How it works¶
Dead Simple Search is intentionally simple. This page explains what happens behind the scenes when you crawl a site and search it, with enough detail to help you understand the codebase if you want to contribute or customize it.
The big picture¶
The system has four main parts:
┌─────────────┐ ┌──────────────┐ ┌──────────┐ ┌──────────┐
│ Flask API │────▶│ Crawler │────▶│ Indexer │────▶│ MySQL │
│ (app.py) │ │ (crawler.py) │ │(indexer.py│ │ Database │
└─────────────┘ └──────────────┘ └──────────┘ └──────────┘
│ ▲
│ ┌──────────────┐ │
└─────────────▶│ Search │──────────────────────────┘
│ (search.py) │
└──────────────┘
The API is the front door — it receives your requests and coordinates everything. The Crawler goes out and fetches web pages. The Indexer extracts useful content from those pages and stores it. The Search module queries the database and returns ranked results.
The crawl process¶
When you trigger a crawl, here's what happens step by step:
1. Robots.txt check¶
The crawler first fetches robots.txt from the target domain. This is a text file that website owners use to tell bots which parts of their site are off-limits. Dead Simple Search respects these rules — if a page is marked as "don't crawl," it won't be crawled.
2. Sitemap discovery¶
Next, the crawler looks for sitemaps. A sitemap is an XML file that lists all the pages on a website — think of it as a table of contents. The crawler checks two places:
- The
robots.txtfile itself, which can reference sitemaps - Common locations like
/sitemap.xmland/sitemap_index.xml
If sitemaps are found, their URLs are used to seed the crawl queue. This is much more efficient than discovering pages only by following links.
3. Page-by-page crawling¶
The crawler works through a queue of URLs:
- It fetches each page using an asynchronous HTTP client (this means it can handle network operations efficiently without blocking)

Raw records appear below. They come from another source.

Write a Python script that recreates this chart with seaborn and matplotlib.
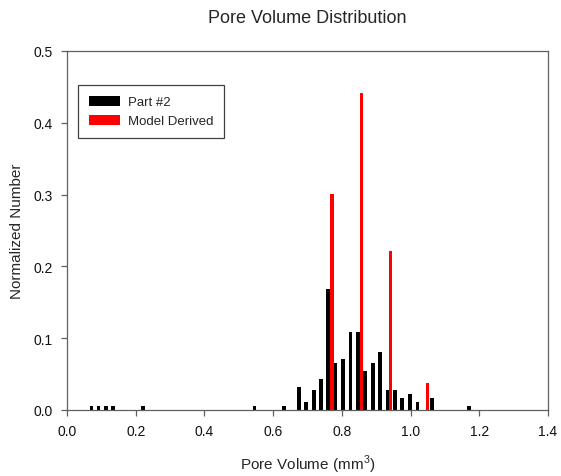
import numpy as np
import matplotlib
matplotlib.use("Agg")
import matplotlib.pyplot as plt
from matplotlib.patches import Patch
import seaborn as sns

# data (pore volume in mm^3, normalized number)
part_x = [0.071, 0.092, 0.114, 0.134, 0.222, 0.546, 0.631, 0.675, 0.696, 0.718,
          0.739, 0.760, 0.781, 0.804, 0.825, 0.847, 0.868, 0.891, 0.912, 0.933,
          0.955, 0.976, 0.998, 1.020, 1.062, 1.171]
part_y = [0.0055, 0.0055, 0.0055, 0.0055, 0.0055, 0.0055, 0.0055, 0.032, 0.011, 0.028,
          0.043, 0.168, 0.065, 0.071, 0.109, 0.109, 0.054, 0.065, 0.081, 0.028,
          0.028, 0.017, 0.022, 0.011, 0.017, 0.0055]
model_x = [0.771, 0.857, 0.942, 1.049]
model_y = [0.301, 0.441, 0.221, 0.038]

sns.set_style("ticks")
plt.rcParams['font.family'] = ['Liberation Sans', 'DejaVu Sans']
plt.rcParams['mathtext.fontset'] = 'custom'
plt.rcParams['mathtext.rm'] = 'Liberation Sans'

fig = plt.figure(figsize=(5.61, 4.77), dpi=100)
ax = fig.add_axes([67 / 561, 1 - 411 / 477, (548 - 67) / 561, (411 - 52) / 477])

# bar width in data units -> seaborn native-scale relative width
black_w = 0.011 / np.diff(np.sort(part_x)).min()
red_w = 0.0095 / np.diff(np.sort(model_x)).min()

sns.barplot(x=part_x, y=part_y, native_scale=True, width=black_w, color="black",
            saturation=1, errorbar=None, linewidth=0, ax=ax)
sns.barplot(x=model_x, y=model_y, native_scale=True, width=red_w, color="#ff0000",
            saturation=1, errorbar=None, linewidth=0, ax=ax)

ax.set_xlim(0, 1.4)
ax.set_ylim(0, 0.5)
ax.set_xticks(np.arange(0, 1.41, 0.2))
ax.set_yticks(np.arange(0, 0.51, 0.1))
ax.set_xticklabels([f"{v:.1f}" for v in np.arange(0, 1.41, 0.2)])
ax.set_yticklabels([f"{v:.1f}" for v in np.arange(0, 0.51, 0.1)])

for s in ax.spines.values():
    s.set_visible(True)
    s.set_color("#606060")
    s.set_linewidth(0.9)
ax.tick_params(direction="out", length=4, width=0.9, color="#606060",
               labelsize=10, labelcolor="#111111", pad=6)

ax.set_title("Pore Volume Distribution", fontsize=13, pad=21)
ax.set_xlabel("Pore Volume (mm$^3$)", fontsize=11, labelpad=11)
ax.set_ylabel("Normalized Number", fontsize=11, labelpad=7)

handles = [Patch(facecolor="black", edgecolor="none", label="Part #2"),
           Patch(facecolor="#ff0000", edgecolor="none", label="Model Derived")]
leg = ax.legend(handles=handles, loc="upper left", bbox_to_anchor=(0.023, 0.905),
                fontsize=9.5, frameon=True, fancybox=False, framealpha=1,
                edgecolor="#404040", borderaxespad=0, handlelength=2.35,
                handleheight=0.78, handletextpad=0.6, labelspacing=0.5,
                borderpad=0.8)
leg.get_frame().set_linewidth(0.9)

fig.savefig("out.png", dpi=100)
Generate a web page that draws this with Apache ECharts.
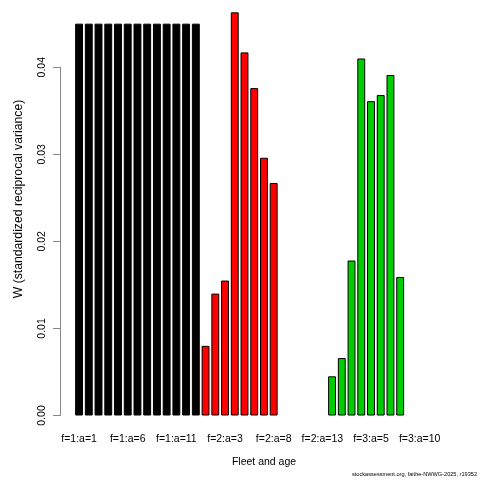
<!DOCTYPE html>
<html><head><meta charset="utf-8">
<script src="https://cdn.jsdelivr.net/npm/echarts@6/dist/echarts.min.js"></script>
<style>html,body{margin:0;background:#fff}#c{width:480px;height:480px}</style>
</head><body><div id="c"></div>
<script>
const categories = [
  'f=1:a=1','f=1:a=2','f=1:a=3','f=1:a=4','f=1:a=5','f=1:a=6','f=1:a=7','f=1:a=8','f=1:a=9','f=1:a=10','f=1:a=11','f=1:a=12','f=1:a=13',
  'f=2:a=1','f=2:a=2','f=2:a=3','f=2:a=4','f=2:a=5','f=2:a=6','f=2:a=7','f=2:a=8','f=2:a=9','f=2:a=10','f=2:a=11','f=2:a=12','f=2:a=13',
  'f=3:a=1','f=3:a=2','f=3:a=3','f=3:a=4','f=3:a=5','f=3:a=6','f=3:a=7','f=3:a=8','f=3:a=9','f=3:a=10','f=3:a=11','f=3:a=12','f=3:a=13'
];
const fleet1W = [0.045,0.045,0.045,0.045,0.045,0.045,0.045,0.045,0.045,0.045,0.045,0.045,0.045];
const fleet2W = [0.0080,0.0140,0.0155,0.0463,0.0417,0.0376,0.0296,0.0267,null,null,null,null,null];
const fleet3W = [0.0045,0.0066,0.0178,0.0410,0.0361,0.0368,0.0391,0.0159,null,null,null,null,null];
const yTicks = [0, 0.01, 0.02, 0.03, 0.04];

const pad = (arr, offset) => categories.map((c, i) => (i >= offset && i < offset + arr.length) ? arr[i - offset] : null);
const s1 = pad(fleet1W, 0), s2 = pad(fleet2W, 13), s3 = pad(fleet3W, 26);

const FONT = "'Liberation Sans', Arial, Helvetica, sans-serif";
const chart = echarts.init(document.getElementById('c'), null, {renderer: 'canvas'});
const barCommon = {type: 'bar', xAxisIndex: 0, yAxisIndex: 0, barWidth: 7.9, barGap: '-100%', animation: false};
chart.setOption({
  animation: false,
  backgroundColor: '#fff',
  grid: [
    {left: 74.2, width: 379.5, top: 1.9, bottom: 64.5},
    {left: 60, width: 1, top: 67.2, bottom: 64.5}
  ],
  xAxis: [
    {type: 'category', gridIndex: 0, data: categories, boundaryGap: true,
     axisLine: {show: false}, axisTick: {show: false}, splitLine: {show: false},
     axisLabel: {interval: 4, fontSize: 10.5, color: '#000', fontFamily: FONT, margin: 18}},
    {type: 'value', gridIndex: 1, show: false}
  ],
  yAxis: [
    {type: 'value', gridIndex: 0, min: 0, max: 0.0475, show: false},
    {type: 'value', gridIndex: 1, min: yTicks[0], max: yTicks[yTicks.length - 1], interval: 0.01,
     axisLine: {show: true, lineStyle: {color: '#888', width: 1}},
     axisTick: {show: true, length: 7, lineStyle: {color: '#888', width: 1}},
     splitLine: {show: false},
     axisLabel: {rotate: 90, fontSize: 10.5, color: '#000', fontFamily: FONT, margin: 12,
       formatter: v => v.toFixed(2)}}
  ],
  series: [
    Object.assign({}, barCommon, {data: s1, itemStyle: {color: '#000', borderColor: '#000', borderWidth: 1}}),
    Object.assign({}, barCommon, {data: s2, itemStyle: {color: '#ff0000', borderColor: '#000', borderWidth: 1}}),
    Object.assign({}, barCommon, {data: s3, itemStyle: {color: '#00cd00', borderColor: '#000', borderWidth: 1}})
  ],
  graphic: [
    {type: 'text', x: 264, y: 462, style: {text: 'Fleet and age', fontSize: 10.5, fontFamily: FONT, fill: '#000', align: 'center', verticalAlign: 'middle'}},
    {type: 'text', x: 19, y: 199, rotation: Math.PI / 2, style: {text: 'W (standardized reciprocal variance)', fontSize: 12.2, fontFamily: FONT, fill: '#000', align: 'center', verticalAlign: 'middle'}},
    {type: 'text', x: 477, y: 474, style: {text: 'stockassessment.org, faithe-NWWG-2025, r19352', fontSize: 5.6, fontFamily: FONT, fill: '#000', align: 'right', verticalAlign: 'middle'}}
  ]
});
</script></body></html>
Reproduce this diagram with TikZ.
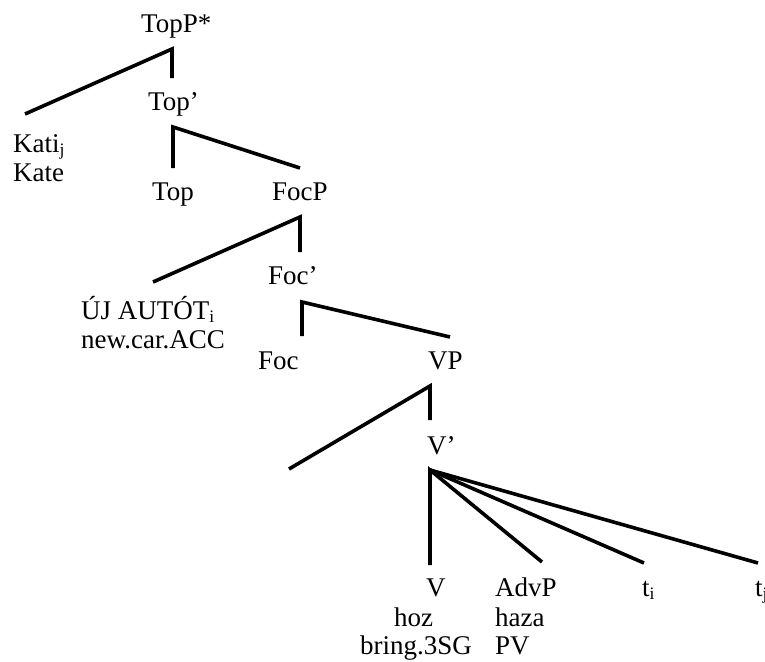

- It only processes HTML pages — PDFs, images, and other files are skipped
- It waits between requests (the "crawl delay") to avoid overwhelming the target server
- It extracts links from each page and adds new, unvisited ones to the queue
- It stays within the original domain — it won't follow links to other websites
4. Indexing¶
For each page, the indexer extracts:
- Title — from the
<title>HTML tag - Meta description — the short summary that often appears in search results
- H1 and H2 headings — the main headings on the page
- Body text — all the visible text, with scripts, navigation, and other non-content elements removed
- Language — detected from the HTML
langattribute or guessed from the text itself
This data is stored in MySQL using an "upsert" pattern: if the page already exists in the database (based on its URL), the record is updated; otherwise, a new record is created.
The search process¶
When you send a search query:
-
Mode detection — the search module checks if your query contains special operators like
+,-, or". If it does, it uses MySQL's "boolean mode," which gives you more control. Otherwise, it uses "natural language mode," which is simpler and works well for everyday searches. -
Full-text matching — MySQL's FULLTEXT index is the engine behind the search. It searches across the title, meta description, headings, and body text simultaneously. MySQL calculates a relevance score for each matching page.
-
Ranking — results are sorted by relevance, best matches first. The relevance score takes into account things like how often the search terms appear and where they appear (a match in the title is worth more than a match buried in the body text).
-
Pagination — results are returned in pages (20 results at a time by default, configurable up to 100).
The database¶
Dead Simple Search uses three tables:
sites — one row per registered website. Stores the domain, start URL, and whether automatic crawling is enabled.
pages — one row per indexed page. This is where all the extracted content lives. It has a FULLTEXT index across the title, description, headings, and body text, which is what makes search fast.
crawl_log — a history of all crawl runs. Each entry records when the crawl started and finished, how many pages were crawled, and whether it succeeded.
File structure¶
The codebase is small — about 800 lines of Python across 7 files:
| File | Purpose |
|---|---|
app.py |
The Flask web application and all API endpoints |
config.py |
Configuration via environment variables |
database.py |
MySQL connection pool and table creation |
crawler.py |
The async web crawler |
indexer.py |
HTML parsing and database storage |
sitemap.py |
Sitemap discovery and XML parsing |
search.py |
Full-text search logic |
scheduler.py |
Optional scheduled re-crawling |
Design principles¶
A few principles guide the project:
Boring technology. Python, Flask, and MySQL are mature, well-documented, and widely supported. You can find help on any search engine, forum, or chat room.
No magic. All SQL is hand-written. There's no ORM (object-relational mapper) hiding what's happening. When you read the code, you see exactly what queries are running.
Small surface area. The codebase is deliberately small. Every module fits on a screen or two. There are no deep abstraction layers to navigate.
Pragmatic trade-offs. The snippet in search results is the first 300 characters of body text — not a contextual window around the matched terms. Is that ideal? No. Is it simple, fast, and good enough for most cases? Yes.